Required task
Give the material once more, word for word, without any images.

Materials provided
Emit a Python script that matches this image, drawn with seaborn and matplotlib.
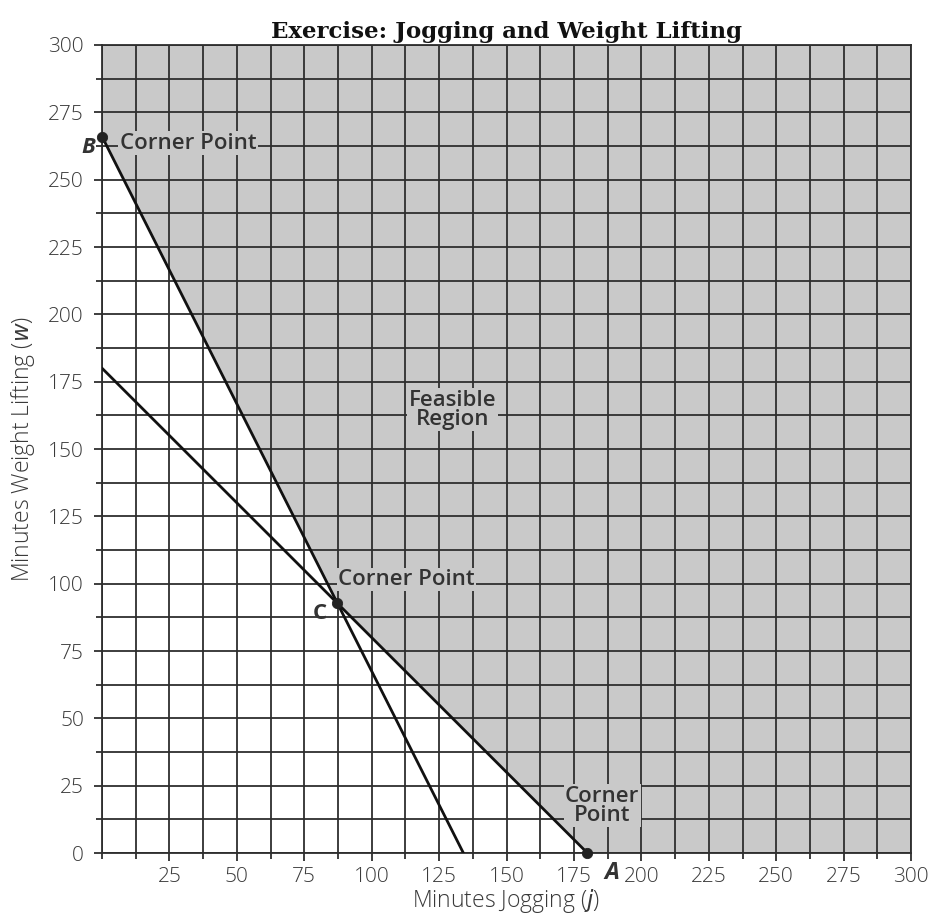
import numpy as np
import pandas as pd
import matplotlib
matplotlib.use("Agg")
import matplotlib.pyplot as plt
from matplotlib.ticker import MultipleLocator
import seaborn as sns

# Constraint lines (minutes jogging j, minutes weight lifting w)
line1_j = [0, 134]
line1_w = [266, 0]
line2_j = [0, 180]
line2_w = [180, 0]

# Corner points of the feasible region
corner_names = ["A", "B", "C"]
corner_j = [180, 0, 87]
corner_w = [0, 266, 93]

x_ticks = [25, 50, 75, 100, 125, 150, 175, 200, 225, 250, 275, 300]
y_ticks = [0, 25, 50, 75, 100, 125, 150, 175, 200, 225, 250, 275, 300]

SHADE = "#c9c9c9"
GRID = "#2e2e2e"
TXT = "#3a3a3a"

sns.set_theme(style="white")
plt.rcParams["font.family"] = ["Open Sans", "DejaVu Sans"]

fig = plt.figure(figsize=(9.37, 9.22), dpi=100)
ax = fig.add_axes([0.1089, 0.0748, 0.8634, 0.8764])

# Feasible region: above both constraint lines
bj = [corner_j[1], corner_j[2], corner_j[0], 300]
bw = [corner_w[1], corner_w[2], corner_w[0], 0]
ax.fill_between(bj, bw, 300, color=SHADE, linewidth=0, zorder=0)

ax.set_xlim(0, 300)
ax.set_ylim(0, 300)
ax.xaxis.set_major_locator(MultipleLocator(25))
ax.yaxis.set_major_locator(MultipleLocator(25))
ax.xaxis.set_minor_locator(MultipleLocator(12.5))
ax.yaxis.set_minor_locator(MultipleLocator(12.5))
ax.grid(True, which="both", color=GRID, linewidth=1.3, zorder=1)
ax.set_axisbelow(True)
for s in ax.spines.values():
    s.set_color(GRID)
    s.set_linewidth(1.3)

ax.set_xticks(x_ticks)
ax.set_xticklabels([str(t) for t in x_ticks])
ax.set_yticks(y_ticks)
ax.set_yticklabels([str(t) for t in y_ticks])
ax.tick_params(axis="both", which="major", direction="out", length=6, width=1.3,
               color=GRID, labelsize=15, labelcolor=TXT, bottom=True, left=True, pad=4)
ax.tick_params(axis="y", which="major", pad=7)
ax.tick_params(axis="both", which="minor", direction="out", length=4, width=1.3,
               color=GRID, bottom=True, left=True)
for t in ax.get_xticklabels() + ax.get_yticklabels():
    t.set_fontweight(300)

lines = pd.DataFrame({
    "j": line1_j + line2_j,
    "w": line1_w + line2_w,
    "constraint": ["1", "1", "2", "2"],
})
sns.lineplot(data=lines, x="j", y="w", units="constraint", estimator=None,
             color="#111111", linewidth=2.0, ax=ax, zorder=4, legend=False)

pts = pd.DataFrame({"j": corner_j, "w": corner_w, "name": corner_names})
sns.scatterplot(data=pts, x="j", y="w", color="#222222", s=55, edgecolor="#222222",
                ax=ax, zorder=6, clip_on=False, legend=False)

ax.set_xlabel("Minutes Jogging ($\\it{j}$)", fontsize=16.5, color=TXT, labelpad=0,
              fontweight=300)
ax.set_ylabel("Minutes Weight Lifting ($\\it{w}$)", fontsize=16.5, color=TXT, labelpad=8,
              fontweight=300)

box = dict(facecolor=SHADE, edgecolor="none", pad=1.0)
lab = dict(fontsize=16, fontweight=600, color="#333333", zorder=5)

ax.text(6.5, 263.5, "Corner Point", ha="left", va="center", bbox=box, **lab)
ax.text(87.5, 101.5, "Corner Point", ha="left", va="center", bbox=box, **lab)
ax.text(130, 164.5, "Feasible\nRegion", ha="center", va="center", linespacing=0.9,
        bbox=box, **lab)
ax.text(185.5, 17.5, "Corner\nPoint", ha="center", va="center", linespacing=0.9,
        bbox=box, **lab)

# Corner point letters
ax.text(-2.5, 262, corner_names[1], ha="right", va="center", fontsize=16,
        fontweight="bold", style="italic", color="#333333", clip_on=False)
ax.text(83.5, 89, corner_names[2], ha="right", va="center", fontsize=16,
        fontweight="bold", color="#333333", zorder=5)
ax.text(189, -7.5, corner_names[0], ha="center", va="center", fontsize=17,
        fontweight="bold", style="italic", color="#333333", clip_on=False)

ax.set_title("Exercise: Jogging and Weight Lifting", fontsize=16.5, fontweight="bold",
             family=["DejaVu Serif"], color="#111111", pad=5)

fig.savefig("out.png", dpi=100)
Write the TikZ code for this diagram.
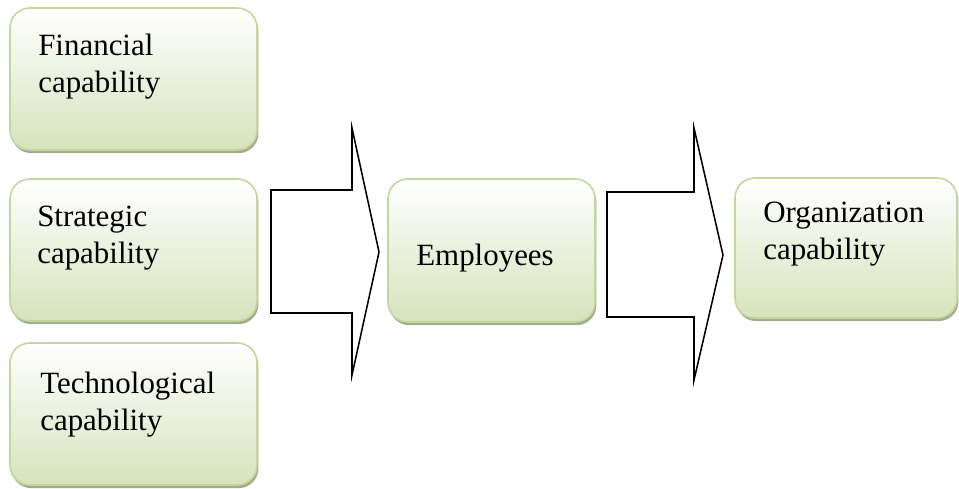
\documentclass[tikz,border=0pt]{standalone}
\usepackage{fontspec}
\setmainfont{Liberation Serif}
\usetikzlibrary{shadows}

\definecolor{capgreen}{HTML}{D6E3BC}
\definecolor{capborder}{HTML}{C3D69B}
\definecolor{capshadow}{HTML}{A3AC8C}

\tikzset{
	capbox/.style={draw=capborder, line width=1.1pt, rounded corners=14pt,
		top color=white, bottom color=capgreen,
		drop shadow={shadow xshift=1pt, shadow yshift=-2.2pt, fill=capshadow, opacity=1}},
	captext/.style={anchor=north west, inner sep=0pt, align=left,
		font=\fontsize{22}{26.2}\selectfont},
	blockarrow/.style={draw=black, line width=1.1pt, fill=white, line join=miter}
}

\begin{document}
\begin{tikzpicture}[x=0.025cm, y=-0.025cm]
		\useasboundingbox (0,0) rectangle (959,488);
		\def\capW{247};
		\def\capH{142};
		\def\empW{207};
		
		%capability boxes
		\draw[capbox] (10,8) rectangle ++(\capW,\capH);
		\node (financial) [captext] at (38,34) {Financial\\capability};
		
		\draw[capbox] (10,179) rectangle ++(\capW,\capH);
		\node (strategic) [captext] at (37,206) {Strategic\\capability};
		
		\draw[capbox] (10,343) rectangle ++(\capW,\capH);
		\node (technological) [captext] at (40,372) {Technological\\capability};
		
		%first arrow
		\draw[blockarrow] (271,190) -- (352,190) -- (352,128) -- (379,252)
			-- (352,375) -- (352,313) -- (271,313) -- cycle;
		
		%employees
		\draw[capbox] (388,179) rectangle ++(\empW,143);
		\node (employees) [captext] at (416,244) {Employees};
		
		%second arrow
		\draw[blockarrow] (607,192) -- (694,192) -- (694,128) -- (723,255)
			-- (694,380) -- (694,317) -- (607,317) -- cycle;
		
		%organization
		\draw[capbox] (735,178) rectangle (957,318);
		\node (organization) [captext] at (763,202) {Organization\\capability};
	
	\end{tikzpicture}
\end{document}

Exercise solution
Emit a Python script that matches this image, drawn with seaborn and matplotlib.
import numpy as np
import pandas as pd
import matplotlib
matplotlib.use("Agg")
import matplotlib.pyplot as plt
from matplotlib.ticker import MultipleLocator
import seaborn as sns

# Constraint lines (minutes jogging j, minutes weight lifting w)
line1_j = [0, 134]
line1_w = [266, 0]
line2_j = [0, 180]
line2_w = [180, 0]

# Corner points of the feasible region
corner_names = ["A", "B", "C"]
corner_j = [180, 0, 87]
corner_w = [0, 266, 93]

x_ticks = [25, 50, 75, 100, 125, 150, 175, 200, 225, 250, 275, 300]
y_ticks = [0, 25, 50, 75, 100, 125, 150, 175, 200, 225, 250, 275, 300]

SHADE = "#c9c9c9"
GRID = "#2e2e2e"
TXT = "#3a3a3a"

sns.set_theme(style="white")
plt.rcParams["font.family"] = ["Open Sans", "DejaVu Sans"]

fig = plt.figure(figsize=(9.37, 9.22), dpi=100)
ax = fig.add_axes([0.1089, 0.0748, 0.8634, 0.8764])

# Feasible region: above both constraint lines
bj = [corner_j[1], corner_j[2], corner_j[0], 300]
bw = [corner_w[1], corner_w[2], corner_w[0], 0]
ax.fill_between(bj, bw, 300, color=SHADE, linewidth=0, zorder=0)

ax.set_xlim(0, 300)
ax.set_ylim(0, 300)
ax.xaxis.set_major_locator(MultipleLocator(25))
ax.yaxis.set_major_locator(MultipleLocator(25))
ax.xaxis.set_minor_locator(MultipleLocator(12.5))
ax.yaxis.set_minor_locator(MultipleLocator(12.5))
ax.grid(True, which="both", color=GRID, linewidth=1.3, zorder=1)
ax.set_axisbelow(True)
for s in ax.spines.values():
    s.set_color(GRID)
    s.set_linewidth(1.3)

ax.set_xticks(x_ticks)
ax.set_xticklabels([str(t) for t in x_ticks])
ax.set_yticks(y_ticks)
ax.set_yticklabels([str(t) for t in y_ticks])
ax.tick_params(axis="both", which="major", direction="out", length=6, width=1.3,
               color=GRID, labelsize=15, labelcolor=TXT, bottom=True, left=True, pad=4)
ax.tick_params(axis="y", which="major", pad=7)
ax.tick_params(axis="both", which="minor", direction="out", length=4, width=1.3,
               color=GRID, bottom=True, left=True)
for t in ax.get_xticklabels() + ax.get_yticklabels():
    t.set_fontweight(300)

lines = pd.DataFrame({
    "j": line1_j + line2_j,
    "w": line1_w + line2_w,
    "constraint": ["1", "1", "2", "2"],
})
sns.lineplot(data=lines, x="j", y="w", units="constraint", estimator=None,
             color="#111111", linewidth=2.0, ax=ax, zorder=4, legend=False)

pts = pd.DataFrame({"j": corner_j, "w": corner_w, "name": corner_names})
sns.scatterplot(data=pts, x="j", y="w", color="#222222", s=55, edgecolor="#222222",
                ax=ax, zorder=6, clip_on=False, legend=False)

ax.set_xlabel("Minutes Jogging ($\\it{j}$)", fontsize=16.5, color=TXT, labelpad=0,
              fontweight=300)
ax.set_ylabel("Minutes Weight Lifting ($\\it{w}$)", fontsize=16.5, color=TXT, labelpad=8,
              fontweight=300)

box = dict(facecolor=SHADE, edgecolor="none", pad=1.0)
lab = dict(fontsize=16, fontweight=600, color="#333333", zorder=5)

ax.text(6.5, 263.5, "Corner Point", ha="left", va="center", bbox=box, **lab)
ax.text(87.5, 101.5, "Corner Point", ha="left", va="center", bbox=box, **lab)
ax.text(130, 164.5, "Feasible\nRegion", ha="center", va="center", linespacing=0.9,
        bbox=box, **lab)
ax.text(185.5, 17.5, "Corner\nPoint", ha="center", va="center", linespacing=0.9,
        bbox=box, **lab)

# Corner point letters
ax.text(-2.5, 262, corner_names[1], ha="right", va="center", fontsize=16,
        fontweight="bold", style="italic", color="#333333", clip_on=False)
ax.text(83.5, 89, corner_names[2], ha="right", va="center", fontsize=16,
        fontweight="bold", color="#333333", zorder=5)
ax.text(189, -7.5, corner_names[0], ha="center", va="center", fontsize=17,
        fontweight="bold", style="italic", color="#333333", clip_on=False)

ax.set_title("Exercise: Jogging and Weight Lifting", fontsize=16.5, fontweight="bold",
             family=["DejaVu Serif"], color="#111111", pad=5)

fig.savefig("out.png", dpi=100)
Write the TikZ code for this diagram.
\documentclass[tikz,border=0pt]{standalone}
\usepackage{fontspec}
\setmainfont{Liberation Serif}
\usetikzlibrary{shadows}

\definecolor{capgreen}{HTML}{D6E3BC}
\definecolor{capborder}{HTML}{C3D69B}
\definecolor{capshadow}{HTML}{A3AC8C}

\tikzset{
	capbox/.style={draw=capborder, line width=1.1pt, rounded corners=14pt,
		top color=white, bottom color=capgreen,
		drop shadow={shadow xshift=1pt, shadow yshift=-2.2pt, fill=capshadow, opacity=1}},
	captext/.style={anchor=north west, inner sep=0pt, align=left,
		font=\fontsize{22}{26.2}\selectfont},
	blockarrow/.style={draw=black, line width=1.1pt, fill=white, line join=miter}
}

\begin{document}
\begin{tikzpicture}[x=0.025cm, y=-0.025cm]
		\useasboundingbox (0,0) rectangle (959,488);
		\def\capW{247};
		\def\capH{142};
		\def\empW{207};
		
		%capability boxes
		\draw[capbox] (10,8) rectangle ++(\capW,\capH);
		\node (financial) [captext] at (38,34) {Financial\\capability};
		
		\draw[capbox] (10,179) rectangle ++(\capW,\capH);
		\node (strategic) [captext] at (37,206) {Strategic\\capability};
		
		\draw[capbox] (10,343) rectangle ++(\capW,\capH);
		\node (technological) [captext] at (40,372) {Technological\\capability};
		
		%first arrow
		\draw[blockarrow] (271,190) -- (352,190) -- (352,128) -- (379,252)
			-- (352,375) -- (352,313) -- (271,313) -- cycle;
		
		%employees
		\draw[capbox] (388,179) rectangle ++(\empW,143);
		\node (employees) [captext] at (416,244) {Employees};
		
		%second arrow
		\draw[blockarrow] (607,192) -- (694,192) -- (694,128) -- (723,255)
			-- (694,380) -- (694,317) -- (607,317) -- cycle;
		
		%organization
		\draw[capbox] (735,178) rectangle (957,318);
		\node (organization) [captext] at (763,202) {Organization\\capability};
	
	\end{tikzpicture}
\end{document}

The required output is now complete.